--- Start DATA EXTRACT ---

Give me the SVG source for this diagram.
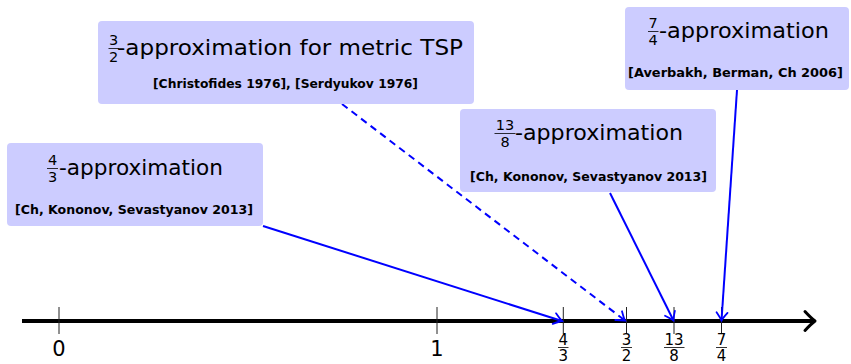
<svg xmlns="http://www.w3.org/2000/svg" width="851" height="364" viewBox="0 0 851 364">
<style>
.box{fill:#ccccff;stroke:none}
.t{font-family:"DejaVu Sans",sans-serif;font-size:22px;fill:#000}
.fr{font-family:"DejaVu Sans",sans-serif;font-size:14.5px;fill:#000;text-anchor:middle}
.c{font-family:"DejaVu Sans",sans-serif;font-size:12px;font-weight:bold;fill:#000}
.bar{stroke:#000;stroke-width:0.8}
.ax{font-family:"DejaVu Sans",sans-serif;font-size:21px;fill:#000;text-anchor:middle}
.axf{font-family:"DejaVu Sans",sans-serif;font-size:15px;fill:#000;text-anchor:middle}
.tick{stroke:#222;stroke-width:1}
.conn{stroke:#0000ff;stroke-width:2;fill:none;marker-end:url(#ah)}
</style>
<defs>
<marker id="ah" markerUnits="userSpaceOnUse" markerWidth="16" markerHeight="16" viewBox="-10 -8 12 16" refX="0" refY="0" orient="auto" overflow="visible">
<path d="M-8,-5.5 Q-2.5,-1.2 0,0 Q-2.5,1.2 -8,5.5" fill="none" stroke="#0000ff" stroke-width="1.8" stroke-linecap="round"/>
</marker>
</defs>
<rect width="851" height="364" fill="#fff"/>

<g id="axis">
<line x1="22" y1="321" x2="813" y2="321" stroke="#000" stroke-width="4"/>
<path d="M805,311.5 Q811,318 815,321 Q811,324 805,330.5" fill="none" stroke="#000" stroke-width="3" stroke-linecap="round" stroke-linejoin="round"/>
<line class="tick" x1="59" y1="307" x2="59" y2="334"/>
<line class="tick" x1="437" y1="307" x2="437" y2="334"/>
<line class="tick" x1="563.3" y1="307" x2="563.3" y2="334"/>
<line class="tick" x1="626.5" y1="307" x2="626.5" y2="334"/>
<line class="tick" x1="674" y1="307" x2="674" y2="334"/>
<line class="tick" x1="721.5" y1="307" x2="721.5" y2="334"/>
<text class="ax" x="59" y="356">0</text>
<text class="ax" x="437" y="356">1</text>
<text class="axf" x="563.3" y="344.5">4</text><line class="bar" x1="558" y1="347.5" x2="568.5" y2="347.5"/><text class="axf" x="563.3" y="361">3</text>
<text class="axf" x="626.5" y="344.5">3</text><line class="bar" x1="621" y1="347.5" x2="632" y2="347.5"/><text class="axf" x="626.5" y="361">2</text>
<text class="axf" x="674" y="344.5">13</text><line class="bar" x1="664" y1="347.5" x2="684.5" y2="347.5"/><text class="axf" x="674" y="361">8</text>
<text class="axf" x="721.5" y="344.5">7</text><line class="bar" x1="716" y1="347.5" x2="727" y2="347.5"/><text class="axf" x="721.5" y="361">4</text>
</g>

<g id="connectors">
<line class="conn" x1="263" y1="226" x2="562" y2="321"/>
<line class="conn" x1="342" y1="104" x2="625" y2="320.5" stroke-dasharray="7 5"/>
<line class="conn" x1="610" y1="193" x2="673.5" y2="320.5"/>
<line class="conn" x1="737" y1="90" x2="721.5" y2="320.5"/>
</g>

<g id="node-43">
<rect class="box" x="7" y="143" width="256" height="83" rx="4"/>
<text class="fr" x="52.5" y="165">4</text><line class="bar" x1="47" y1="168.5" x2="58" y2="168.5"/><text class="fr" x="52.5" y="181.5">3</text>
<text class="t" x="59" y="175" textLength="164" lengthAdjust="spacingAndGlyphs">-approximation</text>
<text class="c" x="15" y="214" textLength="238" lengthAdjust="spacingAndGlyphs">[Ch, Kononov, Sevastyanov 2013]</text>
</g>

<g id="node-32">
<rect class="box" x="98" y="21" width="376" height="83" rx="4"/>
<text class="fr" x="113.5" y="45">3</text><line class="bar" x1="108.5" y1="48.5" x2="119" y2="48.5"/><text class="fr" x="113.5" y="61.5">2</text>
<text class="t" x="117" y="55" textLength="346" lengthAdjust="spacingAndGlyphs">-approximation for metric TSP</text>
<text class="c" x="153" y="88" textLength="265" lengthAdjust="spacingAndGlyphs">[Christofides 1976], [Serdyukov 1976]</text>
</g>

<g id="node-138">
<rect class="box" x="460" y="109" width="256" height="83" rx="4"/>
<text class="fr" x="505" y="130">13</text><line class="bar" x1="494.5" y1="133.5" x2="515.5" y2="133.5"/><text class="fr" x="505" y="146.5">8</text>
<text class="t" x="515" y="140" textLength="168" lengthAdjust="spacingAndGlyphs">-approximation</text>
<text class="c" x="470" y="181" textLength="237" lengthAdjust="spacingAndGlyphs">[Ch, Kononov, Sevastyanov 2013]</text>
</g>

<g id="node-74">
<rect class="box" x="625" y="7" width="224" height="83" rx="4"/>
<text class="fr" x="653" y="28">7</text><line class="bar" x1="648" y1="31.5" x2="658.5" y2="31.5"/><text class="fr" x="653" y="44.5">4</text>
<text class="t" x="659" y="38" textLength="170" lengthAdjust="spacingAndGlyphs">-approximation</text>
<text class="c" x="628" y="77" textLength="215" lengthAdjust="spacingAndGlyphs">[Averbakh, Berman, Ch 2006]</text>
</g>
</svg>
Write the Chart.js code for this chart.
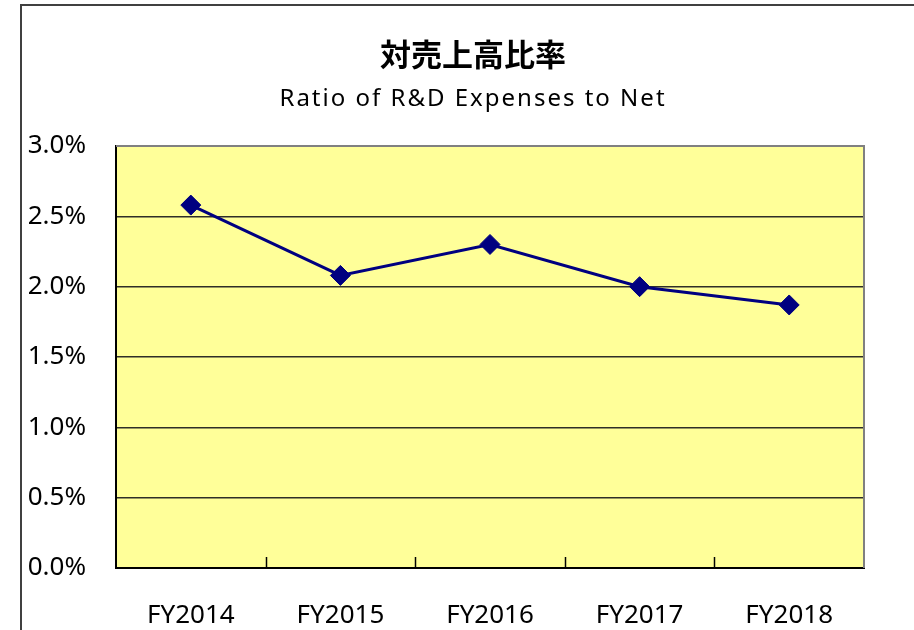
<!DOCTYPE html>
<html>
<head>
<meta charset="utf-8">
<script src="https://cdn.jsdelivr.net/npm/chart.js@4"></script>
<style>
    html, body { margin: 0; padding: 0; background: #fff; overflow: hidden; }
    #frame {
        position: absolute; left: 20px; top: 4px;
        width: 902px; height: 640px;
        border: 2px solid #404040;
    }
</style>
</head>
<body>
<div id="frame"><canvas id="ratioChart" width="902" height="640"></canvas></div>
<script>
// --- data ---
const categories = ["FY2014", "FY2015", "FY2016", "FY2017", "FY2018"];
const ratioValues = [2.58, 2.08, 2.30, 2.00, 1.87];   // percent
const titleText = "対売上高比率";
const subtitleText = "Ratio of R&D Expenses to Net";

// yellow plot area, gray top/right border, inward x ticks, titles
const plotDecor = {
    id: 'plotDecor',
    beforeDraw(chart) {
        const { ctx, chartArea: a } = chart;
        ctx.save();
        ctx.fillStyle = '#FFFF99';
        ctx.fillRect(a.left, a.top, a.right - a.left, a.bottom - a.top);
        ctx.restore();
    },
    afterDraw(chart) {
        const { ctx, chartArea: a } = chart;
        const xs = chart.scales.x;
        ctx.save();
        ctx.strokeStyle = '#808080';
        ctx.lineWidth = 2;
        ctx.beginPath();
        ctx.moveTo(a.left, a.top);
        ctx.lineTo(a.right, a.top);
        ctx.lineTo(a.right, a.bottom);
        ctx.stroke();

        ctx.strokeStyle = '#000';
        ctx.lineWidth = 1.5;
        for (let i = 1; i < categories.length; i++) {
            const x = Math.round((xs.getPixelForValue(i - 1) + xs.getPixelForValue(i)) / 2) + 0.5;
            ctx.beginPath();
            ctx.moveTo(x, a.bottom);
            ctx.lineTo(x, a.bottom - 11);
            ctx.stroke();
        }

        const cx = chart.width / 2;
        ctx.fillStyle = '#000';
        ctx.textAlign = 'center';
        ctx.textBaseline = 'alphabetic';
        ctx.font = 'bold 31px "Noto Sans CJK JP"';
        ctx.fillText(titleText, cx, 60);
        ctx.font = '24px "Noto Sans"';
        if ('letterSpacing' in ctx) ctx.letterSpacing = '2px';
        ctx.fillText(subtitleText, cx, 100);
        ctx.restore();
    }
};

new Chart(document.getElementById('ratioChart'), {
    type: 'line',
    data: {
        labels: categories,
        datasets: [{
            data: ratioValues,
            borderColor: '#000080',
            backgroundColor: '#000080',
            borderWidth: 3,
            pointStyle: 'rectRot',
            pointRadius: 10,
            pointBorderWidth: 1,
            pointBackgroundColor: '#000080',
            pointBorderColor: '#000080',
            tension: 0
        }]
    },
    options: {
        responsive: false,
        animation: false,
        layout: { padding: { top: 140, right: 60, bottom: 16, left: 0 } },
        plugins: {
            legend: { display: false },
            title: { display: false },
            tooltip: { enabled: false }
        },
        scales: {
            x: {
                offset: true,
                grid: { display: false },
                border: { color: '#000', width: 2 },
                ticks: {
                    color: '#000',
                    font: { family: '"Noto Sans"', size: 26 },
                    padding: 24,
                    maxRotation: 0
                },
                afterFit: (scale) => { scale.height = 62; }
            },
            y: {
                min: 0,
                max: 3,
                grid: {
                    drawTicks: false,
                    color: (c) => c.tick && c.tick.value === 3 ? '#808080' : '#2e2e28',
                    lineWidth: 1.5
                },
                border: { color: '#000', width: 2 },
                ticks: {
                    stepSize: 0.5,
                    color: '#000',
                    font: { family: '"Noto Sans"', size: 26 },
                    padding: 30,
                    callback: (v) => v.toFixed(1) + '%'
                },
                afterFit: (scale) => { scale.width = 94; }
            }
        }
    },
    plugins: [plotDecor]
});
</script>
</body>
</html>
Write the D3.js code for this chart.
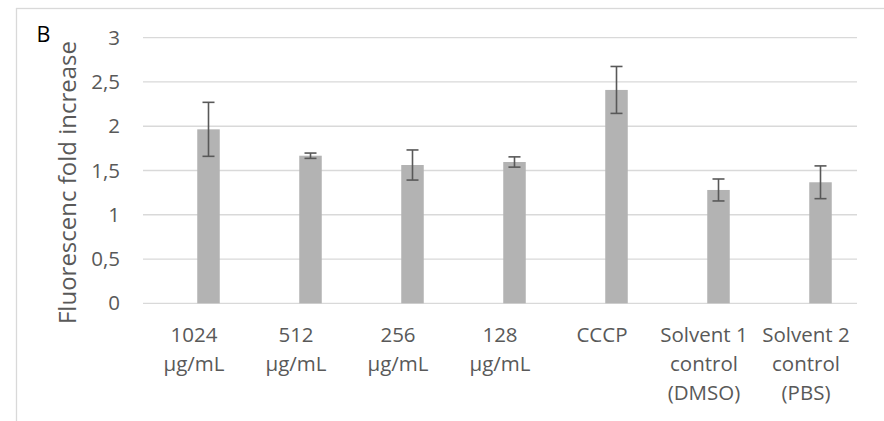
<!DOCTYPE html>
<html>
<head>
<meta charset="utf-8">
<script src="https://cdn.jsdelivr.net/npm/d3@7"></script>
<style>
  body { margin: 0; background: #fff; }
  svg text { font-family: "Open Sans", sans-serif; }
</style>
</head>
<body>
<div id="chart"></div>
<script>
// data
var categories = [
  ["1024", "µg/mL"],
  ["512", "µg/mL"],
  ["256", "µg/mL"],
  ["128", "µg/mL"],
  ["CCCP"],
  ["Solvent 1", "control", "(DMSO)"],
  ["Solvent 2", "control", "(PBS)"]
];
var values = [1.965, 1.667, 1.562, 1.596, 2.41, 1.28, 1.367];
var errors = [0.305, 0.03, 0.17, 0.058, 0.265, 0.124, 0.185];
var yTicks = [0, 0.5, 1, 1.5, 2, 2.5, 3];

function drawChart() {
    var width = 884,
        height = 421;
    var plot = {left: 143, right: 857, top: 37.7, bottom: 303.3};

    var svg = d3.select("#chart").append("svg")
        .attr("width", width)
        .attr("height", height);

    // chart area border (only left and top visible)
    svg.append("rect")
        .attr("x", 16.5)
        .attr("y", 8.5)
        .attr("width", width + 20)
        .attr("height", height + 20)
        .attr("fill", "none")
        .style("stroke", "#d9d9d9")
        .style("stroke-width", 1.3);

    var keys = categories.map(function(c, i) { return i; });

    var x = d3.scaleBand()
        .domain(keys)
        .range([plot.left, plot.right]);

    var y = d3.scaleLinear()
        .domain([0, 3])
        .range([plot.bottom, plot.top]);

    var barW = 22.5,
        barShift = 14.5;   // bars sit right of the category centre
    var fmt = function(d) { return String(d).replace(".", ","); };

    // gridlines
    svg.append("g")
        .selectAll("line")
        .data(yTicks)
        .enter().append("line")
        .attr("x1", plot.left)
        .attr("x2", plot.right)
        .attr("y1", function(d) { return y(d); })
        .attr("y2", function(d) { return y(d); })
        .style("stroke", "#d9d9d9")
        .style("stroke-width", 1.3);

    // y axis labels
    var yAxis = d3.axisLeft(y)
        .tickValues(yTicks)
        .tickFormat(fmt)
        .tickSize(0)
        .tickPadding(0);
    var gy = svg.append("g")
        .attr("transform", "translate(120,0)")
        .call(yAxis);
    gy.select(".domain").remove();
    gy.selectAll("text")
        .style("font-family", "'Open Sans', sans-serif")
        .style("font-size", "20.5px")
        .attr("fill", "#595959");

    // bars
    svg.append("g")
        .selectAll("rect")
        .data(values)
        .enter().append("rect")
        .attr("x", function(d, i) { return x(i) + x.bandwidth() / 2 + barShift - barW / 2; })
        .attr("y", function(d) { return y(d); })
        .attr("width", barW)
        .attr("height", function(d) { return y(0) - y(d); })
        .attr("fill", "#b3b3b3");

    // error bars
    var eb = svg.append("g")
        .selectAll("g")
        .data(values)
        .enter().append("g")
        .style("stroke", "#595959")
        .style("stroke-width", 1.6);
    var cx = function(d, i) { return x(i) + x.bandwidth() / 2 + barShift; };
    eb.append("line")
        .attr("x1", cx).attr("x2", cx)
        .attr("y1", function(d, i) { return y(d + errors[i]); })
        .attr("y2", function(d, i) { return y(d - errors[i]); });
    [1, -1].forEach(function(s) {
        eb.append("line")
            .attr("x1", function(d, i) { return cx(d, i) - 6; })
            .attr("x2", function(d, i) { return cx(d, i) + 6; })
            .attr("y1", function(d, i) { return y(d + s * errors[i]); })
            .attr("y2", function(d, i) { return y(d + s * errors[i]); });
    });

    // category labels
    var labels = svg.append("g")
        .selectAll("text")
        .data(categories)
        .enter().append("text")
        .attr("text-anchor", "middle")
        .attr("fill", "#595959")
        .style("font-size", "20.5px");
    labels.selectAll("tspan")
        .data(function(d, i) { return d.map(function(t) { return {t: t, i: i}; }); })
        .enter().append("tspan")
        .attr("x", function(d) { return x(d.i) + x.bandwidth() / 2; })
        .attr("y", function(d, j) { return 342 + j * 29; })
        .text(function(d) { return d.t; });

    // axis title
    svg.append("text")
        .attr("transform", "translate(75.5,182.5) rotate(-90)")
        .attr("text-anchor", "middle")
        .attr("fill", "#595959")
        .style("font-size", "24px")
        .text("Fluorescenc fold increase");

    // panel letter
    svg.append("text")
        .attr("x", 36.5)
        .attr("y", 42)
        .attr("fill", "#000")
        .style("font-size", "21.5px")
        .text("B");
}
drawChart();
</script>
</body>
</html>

--- End DATA EXTRACT ---

### PROBLEM
Find each line that has the word "this", then copy it out.

### RIGHT ANSWER
Give me the SVG source for this diagram.
Write the Chart.js code for this chart.
Write the D3.js code for this chart.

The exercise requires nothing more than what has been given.